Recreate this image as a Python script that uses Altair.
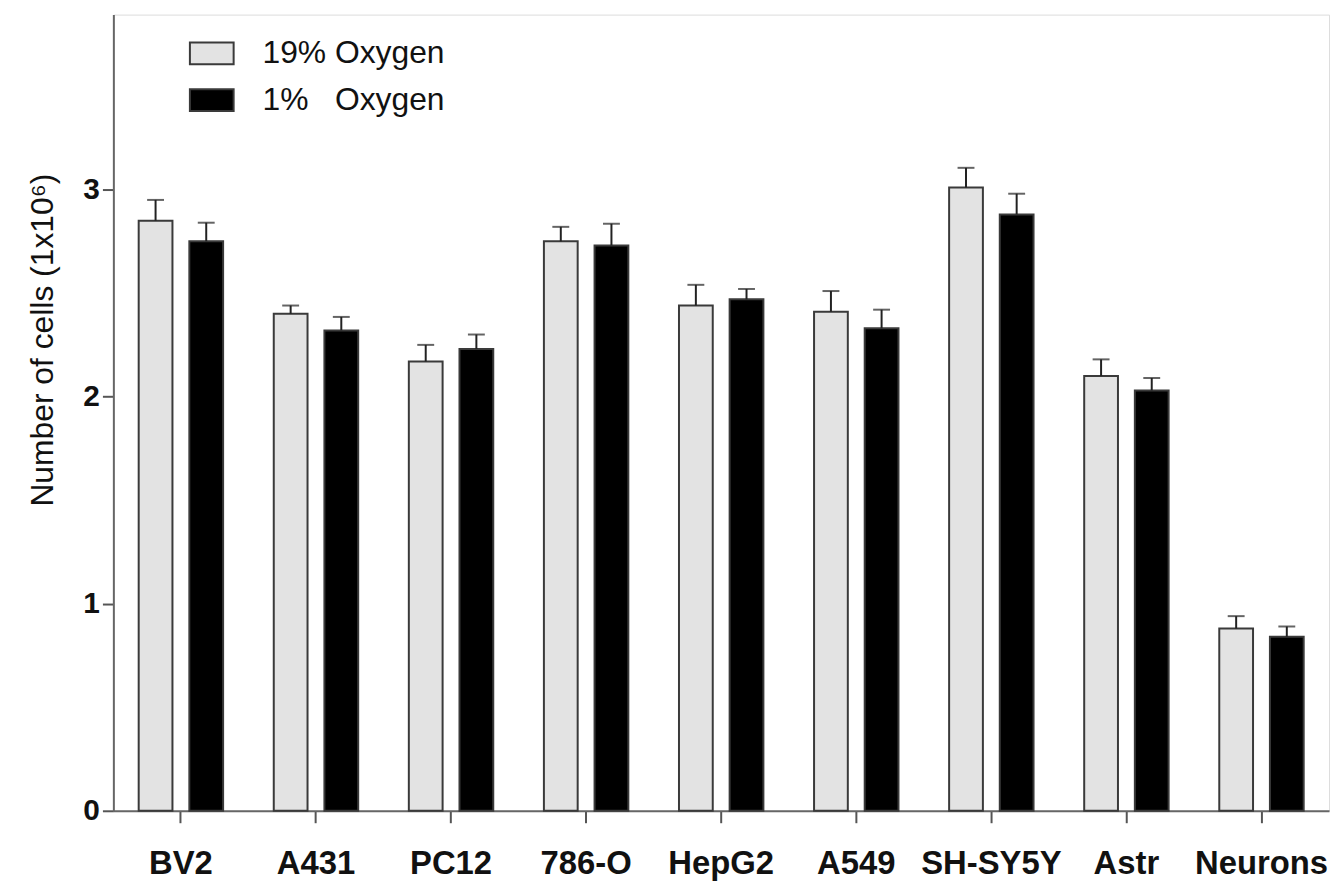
import altair as alt
import pandas as pd

cells = ["BV2", "A431", "PC12", "786-O", "HepG2", "A549", "SH-SY5Y", "Astr", "Neurons"]
series = ["19% Oxygen", "1% Oxygen"]
normoxia = [2.85, 2.40, 2.17, 2.75, 2.44, 2.41, 3.01, 2.10, 0.88]
normoxia_err = [0.10, 0.04, 0.08, 0.07, 0.10, 0.10, 0.095, 0.08, 0.06]
hypoxia = [2.75, 2.32, 2.23, 2.73, 2.47, 2.33, 2.88, 2.03, 0.84]
hypoxia_err = [0.09, 0.065, 0.07, 0.105, 0.05, 0.09, 0.10, 0.06, 0.05]
y_ticks = [0, 1, 2, 3]

rows = []
for i, c in enumerate(cells):
    rows.append({"cell": c, "cond": series[0], "value": normoxia[i], "upper": normoxia[i] + normoxia_err[i]})
    rows.append({"cell": c, "cond": series[1], "value": hypoxia[i], "upper": hypoxia[i] + hypoxia_err[i]})
df = pd.DataFrame(rows)

FONT = "Liberation Sans"

x = alt.X("cell:N", sort=cells, title=None,
          scale=alt.Scale(paddingInner=0.25, paddingOuter=0.125),
          axis=alt.Axis(labelAngle=0, labelFont=FONT, labelFontSize=33, labelFontWeight="bold",
                        labelColor="#111", labelPadding=25, tickSize=12, tickWidth=2,
                        tickColor="#555", domainColor="#666", domainWidth=2, labelLimit=0))
xo = alt.XOffset("cond:N", sort=series,
                 scale=alt.Scale(paddingInner=1/3, paddingOuter=1/6))
yscale = alt.Scale(domain=[0, 3.845], nice=False)

bars = alt.Chart(df).mark_bar(stroke="#3a3a3a", strokeWidth=2).encode(
    x=x, xOffset=xo,
    y=alt.Y("value:Q", scale=yscale, title="Number of cells (1x10⁶)",
            axis=alt.Axis(values=y_ticks, format="d", grid=False, labelFont=FONT,
                          labelFontSize=30, labelFontWeight="bold", labelColor="#111",
                          labelPadding=3, tickSize=11, tickWidth=2, tickColor="#555",
                          domainColor="#666", domainWidth=2,
                          titleFont=FONT, titleFontSize=32, titleFontWeight="normal",
                          titleColor="#111", titleAngle=270, titleBaseline="alphabetic",
                          titleAlign="center", titleX=-61, titleY=327)),
    fill=alt.Fill("cond:N", sort=series,
                  scale=alt.Scale(domain=series, range=["#e3e3e3", "#000000"]),
                  legend=alt.Legend(title=None, orient="none", legendX=76, legendY=16,
                                    symbolType="M-1,-0.5H1V0.5H-1Z", symbolSize=1936,
                                    symbolStrokeColor="#3a3a3a", symbolStrokeWidth=2,
                                    symbolOpacity=1,
                                    labelFont=FONT, labelFontSize=32, labelColor="#111",
                                    labelOffset=28, rowPadding=8, padding=0, labelLimit=0,
                                    labelExpr="datum.label == '1% Oxygen' ? '1%\u00a0\u00a0\u00a0Oxygen' : datum.label")),
)

err = alt.Chart(df).mark_rule(color="#222", strokeWidth=2).encode(
    x=alt.X("cell:N", sort=cells), xOffset=xo,
    y=alt.Y("value:Q", scale=yscale), y2="upper:Q",
)
caps = alt.Chart(df).mark_tick(color="#222", thickness=2, size=17).encode(
    x=alt.X("cell:N", sort=cells), xOffset=xo,
    y=alt.Y("upper:Q", scale=yscale),
)

chart = alt.layer(bars, err, caps).properties(
    width=1223, height=801,
    autosize=alt.AutoSizeParams(type="none"),
    padding={"left": 106, "top": 4, "right": 3, "bottom": 68},
).configure_view(stroke=None).configure(background="white")

chart.save("out.html", embed_options={"renderer": "svg", "actions": False})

**Aim:** From the first line above through the line containing "yscale = alt.Scale(domain=[0, 3.845], nice=False)", copy everything exactly, without the pictures.

**Task output:**
Recreate this image as a Python script that uses Altair.
import altair as alt
import pandas as pd

cells = ["BV2", "A431", "PC12", "786-O", "HepG2", "A549", "SH-SY5Y", "Astr", "Neurons"]
series = ["19% Oxygen", "1% Oxygen"]
normoxia = [2.85, 2.40, 2.17, 2.75, 2.44, 2.41, 3.01, 2.10, 0.88]
normoxia_err = [0.10, 0.04, 0.08, 0.07, 0.10, 0.10, 0.095, 0.08, 0.06]
hypoxia = [2.75, 2.32, 2.23, 2.73, 2.47, 2.33, 2.88, 2.03, 0.84]
hypoxia_err = [0.09, 0.065, 0.07, 0.105, 0.05, 0.09, 0.10, 0.06, 0.05]
y_ticks = [0, 1, 2, 3]

rows = []
for i, c in enumerate(cells):
    rows.append({"cell": c, "cond": series[0], "value": normoxia[i], "upper": normoxia[i] + normoxia_err[i]})
    rows.append({"cell": c, "cond": series[1], "value": hypoxia[i], "upper": hypoxia[i] + hypoxia_err[i]})
df = pd.DataFrame(rows)

FONT = "Liberation Sans"

x = alt.X("cell:N", sort=cells, title=None,
          scale=alt.Scale(paddingInner=0.25, paddingOuter=0.125),
          axis=alt.Axis(labelAngle=0, labelFont=FONT, labelFontSize=33, labelFontWeight="bold",
                        labelColor="#111", labelPadding=25, tickSize=12, tickWidth=2,
                        tickColor="#555", domainColor="#666", domainWidth=2, labelLimit=0))
xo = alt.XOffset("cond:N", sort=series,
                 scale=alt.Scale(paddingInner=1/3, paddingOuter=1/6))
yscale = alt.Scale(domain=[0, 3.845], nice=False)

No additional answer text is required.